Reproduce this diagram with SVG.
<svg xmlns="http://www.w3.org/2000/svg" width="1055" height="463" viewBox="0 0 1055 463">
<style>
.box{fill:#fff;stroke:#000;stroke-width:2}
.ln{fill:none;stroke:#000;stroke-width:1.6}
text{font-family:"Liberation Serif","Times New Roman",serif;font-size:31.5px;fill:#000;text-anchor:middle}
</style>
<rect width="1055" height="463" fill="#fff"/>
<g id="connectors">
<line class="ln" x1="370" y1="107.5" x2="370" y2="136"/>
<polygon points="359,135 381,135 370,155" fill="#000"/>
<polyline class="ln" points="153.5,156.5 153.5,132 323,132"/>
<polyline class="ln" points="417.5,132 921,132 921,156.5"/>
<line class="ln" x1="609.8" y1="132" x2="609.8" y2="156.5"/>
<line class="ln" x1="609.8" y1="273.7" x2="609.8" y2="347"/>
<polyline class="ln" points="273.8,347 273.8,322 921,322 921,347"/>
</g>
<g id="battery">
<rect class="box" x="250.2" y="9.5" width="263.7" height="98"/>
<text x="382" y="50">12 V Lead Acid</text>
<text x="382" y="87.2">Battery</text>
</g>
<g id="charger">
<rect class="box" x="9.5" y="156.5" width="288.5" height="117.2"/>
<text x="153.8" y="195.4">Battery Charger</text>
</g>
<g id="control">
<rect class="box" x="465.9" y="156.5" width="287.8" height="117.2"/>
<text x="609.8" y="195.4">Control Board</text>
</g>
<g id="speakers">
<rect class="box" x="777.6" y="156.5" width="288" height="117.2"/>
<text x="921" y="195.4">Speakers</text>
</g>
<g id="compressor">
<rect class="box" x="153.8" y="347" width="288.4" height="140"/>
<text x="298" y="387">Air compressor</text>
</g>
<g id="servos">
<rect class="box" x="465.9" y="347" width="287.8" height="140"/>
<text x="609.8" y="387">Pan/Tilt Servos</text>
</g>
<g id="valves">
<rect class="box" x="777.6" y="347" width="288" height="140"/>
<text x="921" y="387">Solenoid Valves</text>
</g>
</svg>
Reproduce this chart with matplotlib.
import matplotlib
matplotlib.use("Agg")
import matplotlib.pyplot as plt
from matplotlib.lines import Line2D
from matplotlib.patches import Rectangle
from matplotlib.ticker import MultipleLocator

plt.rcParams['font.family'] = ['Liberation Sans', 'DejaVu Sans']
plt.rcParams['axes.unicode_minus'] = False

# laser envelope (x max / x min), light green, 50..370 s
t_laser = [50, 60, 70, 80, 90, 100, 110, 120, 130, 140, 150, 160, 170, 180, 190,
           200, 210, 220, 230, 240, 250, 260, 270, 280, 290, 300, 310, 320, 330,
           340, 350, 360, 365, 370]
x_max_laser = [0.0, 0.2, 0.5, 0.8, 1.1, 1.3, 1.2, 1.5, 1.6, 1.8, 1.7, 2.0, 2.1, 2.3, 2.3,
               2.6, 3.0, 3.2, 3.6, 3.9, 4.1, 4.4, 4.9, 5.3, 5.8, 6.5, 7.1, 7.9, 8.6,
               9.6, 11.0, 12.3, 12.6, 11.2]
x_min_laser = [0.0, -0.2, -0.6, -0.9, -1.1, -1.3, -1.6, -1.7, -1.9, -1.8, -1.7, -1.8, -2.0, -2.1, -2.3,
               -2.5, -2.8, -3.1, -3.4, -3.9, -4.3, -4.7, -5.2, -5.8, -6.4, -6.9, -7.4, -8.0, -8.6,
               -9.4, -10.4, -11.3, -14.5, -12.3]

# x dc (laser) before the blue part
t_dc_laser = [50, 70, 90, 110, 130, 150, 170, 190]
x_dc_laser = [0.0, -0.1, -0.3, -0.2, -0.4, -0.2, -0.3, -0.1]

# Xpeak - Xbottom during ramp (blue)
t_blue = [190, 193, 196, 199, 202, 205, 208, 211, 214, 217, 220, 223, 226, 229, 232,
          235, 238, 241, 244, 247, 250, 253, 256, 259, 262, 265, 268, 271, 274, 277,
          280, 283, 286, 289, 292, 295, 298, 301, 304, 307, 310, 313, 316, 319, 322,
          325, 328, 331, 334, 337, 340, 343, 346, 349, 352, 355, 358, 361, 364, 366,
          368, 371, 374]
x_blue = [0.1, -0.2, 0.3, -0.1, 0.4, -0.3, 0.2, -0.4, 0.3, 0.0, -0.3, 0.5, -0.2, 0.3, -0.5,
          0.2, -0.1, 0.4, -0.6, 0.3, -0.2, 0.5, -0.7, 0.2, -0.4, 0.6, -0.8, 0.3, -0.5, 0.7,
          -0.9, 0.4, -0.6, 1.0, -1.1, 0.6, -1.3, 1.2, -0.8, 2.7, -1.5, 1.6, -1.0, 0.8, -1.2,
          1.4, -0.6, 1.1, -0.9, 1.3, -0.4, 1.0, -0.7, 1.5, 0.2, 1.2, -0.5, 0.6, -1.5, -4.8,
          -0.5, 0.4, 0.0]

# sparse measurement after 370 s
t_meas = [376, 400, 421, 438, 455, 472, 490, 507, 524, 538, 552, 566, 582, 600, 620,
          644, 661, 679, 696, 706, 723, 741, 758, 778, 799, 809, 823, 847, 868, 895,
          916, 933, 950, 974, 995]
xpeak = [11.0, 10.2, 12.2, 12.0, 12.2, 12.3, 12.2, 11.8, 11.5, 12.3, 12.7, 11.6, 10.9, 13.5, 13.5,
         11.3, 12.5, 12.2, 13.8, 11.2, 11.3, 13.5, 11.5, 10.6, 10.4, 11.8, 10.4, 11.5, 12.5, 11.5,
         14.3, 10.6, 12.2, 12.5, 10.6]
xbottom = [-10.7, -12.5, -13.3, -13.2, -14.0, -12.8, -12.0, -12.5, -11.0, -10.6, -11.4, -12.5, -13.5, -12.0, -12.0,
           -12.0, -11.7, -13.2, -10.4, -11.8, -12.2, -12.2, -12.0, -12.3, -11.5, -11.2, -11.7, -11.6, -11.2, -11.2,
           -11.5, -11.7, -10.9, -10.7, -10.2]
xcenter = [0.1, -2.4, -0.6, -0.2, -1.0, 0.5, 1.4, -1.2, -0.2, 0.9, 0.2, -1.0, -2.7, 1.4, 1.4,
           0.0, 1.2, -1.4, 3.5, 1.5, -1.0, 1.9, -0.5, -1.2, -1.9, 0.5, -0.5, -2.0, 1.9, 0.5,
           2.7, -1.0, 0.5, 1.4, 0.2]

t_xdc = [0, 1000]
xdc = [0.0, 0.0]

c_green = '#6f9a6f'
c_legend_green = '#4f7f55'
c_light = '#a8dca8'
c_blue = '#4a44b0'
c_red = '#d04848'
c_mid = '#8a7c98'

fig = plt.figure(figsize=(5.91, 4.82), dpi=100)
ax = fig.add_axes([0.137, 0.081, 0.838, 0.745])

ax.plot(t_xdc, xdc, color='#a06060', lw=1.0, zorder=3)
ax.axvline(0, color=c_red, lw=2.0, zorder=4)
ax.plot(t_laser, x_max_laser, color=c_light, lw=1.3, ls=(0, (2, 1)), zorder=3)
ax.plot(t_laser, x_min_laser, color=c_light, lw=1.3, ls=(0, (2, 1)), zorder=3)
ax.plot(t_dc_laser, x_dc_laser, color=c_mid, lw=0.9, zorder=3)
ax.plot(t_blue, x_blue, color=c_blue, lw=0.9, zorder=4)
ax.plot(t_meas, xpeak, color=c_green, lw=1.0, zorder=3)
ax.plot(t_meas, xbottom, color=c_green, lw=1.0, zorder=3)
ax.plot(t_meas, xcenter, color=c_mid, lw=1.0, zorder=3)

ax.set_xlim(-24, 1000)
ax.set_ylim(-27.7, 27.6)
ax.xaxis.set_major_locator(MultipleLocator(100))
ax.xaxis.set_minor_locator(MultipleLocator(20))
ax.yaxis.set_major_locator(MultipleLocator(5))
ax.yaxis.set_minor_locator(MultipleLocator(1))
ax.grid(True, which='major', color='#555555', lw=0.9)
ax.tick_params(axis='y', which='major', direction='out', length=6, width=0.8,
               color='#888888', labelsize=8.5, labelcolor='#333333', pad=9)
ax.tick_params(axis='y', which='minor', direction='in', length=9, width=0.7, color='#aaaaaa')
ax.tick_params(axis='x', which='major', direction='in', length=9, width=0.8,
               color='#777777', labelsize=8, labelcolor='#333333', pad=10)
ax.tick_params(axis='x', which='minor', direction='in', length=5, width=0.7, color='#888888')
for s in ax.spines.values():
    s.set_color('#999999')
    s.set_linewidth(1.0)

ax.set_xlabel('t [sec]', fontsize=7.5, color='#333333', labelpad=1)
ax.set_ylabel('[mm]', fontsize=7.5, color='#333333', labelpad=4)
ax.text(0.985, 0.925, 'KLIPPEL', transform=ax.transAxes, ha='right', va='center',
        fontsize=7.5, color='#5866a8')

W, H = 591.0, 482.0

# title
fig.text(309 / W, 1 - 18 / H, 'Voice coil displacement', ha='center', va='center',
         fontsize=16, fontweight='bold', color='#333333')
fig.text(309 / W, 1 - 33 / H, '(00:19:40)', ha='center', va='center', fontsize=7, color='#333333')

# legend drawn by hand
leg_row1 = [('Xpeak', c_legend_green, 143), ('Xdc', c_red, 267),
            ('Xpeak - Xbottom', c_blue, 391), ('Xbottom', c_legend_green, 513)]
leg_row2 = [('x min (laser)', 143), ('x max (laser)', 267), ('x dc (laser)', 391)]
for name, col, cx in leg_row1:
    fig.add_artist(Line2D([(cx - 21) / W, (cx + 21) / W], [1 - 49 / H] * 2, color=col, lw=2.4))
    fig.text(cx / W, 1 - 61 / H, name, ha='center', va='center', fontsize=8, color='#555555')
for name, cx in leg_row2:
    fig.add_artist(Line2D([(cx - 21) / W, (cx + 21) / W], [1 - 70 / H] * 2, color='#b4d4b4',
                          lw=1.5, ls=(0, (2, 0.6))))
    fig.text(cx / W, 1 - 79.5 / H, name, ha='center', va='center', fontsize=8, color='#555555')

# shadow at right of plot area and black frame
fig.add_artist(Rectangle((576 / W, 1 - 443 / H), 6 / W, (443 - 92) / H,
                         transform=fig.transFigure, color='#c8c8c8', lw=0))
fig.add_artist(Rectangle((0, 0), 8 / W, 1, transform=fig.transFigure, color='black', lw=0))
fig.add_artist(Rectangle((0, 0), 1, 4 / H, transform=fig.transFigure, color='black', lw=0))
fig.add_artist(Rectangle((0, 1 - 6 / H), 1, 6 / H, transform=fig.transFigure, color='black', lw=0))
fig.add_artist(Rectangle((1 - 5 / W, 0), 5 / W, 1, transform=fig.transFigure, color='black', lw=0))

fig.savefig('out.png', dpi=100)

▶ [Required task]
From the line that contains "Reproduce this chart with matplotlib." through the line that contains "plt.rcParams['axes.unicode_minus'] = False", reproduce every line exactly, both end lines included.

▶ [Answer]
Reproduce this chart with matplotlib.
import matplotlib
matplotlib.use("Agg")
import matplotlib.pyplot as plt
from matplotlib.lines import Line2D
from matplotlib.patches import Rectangle
from matplotlib.ticker import MultipleLocator

plt.rcParams['font.family'] = ['Liberation Sans', 'DejaVu Sans']
plt.rcParams['axes.unicode_minus'] = False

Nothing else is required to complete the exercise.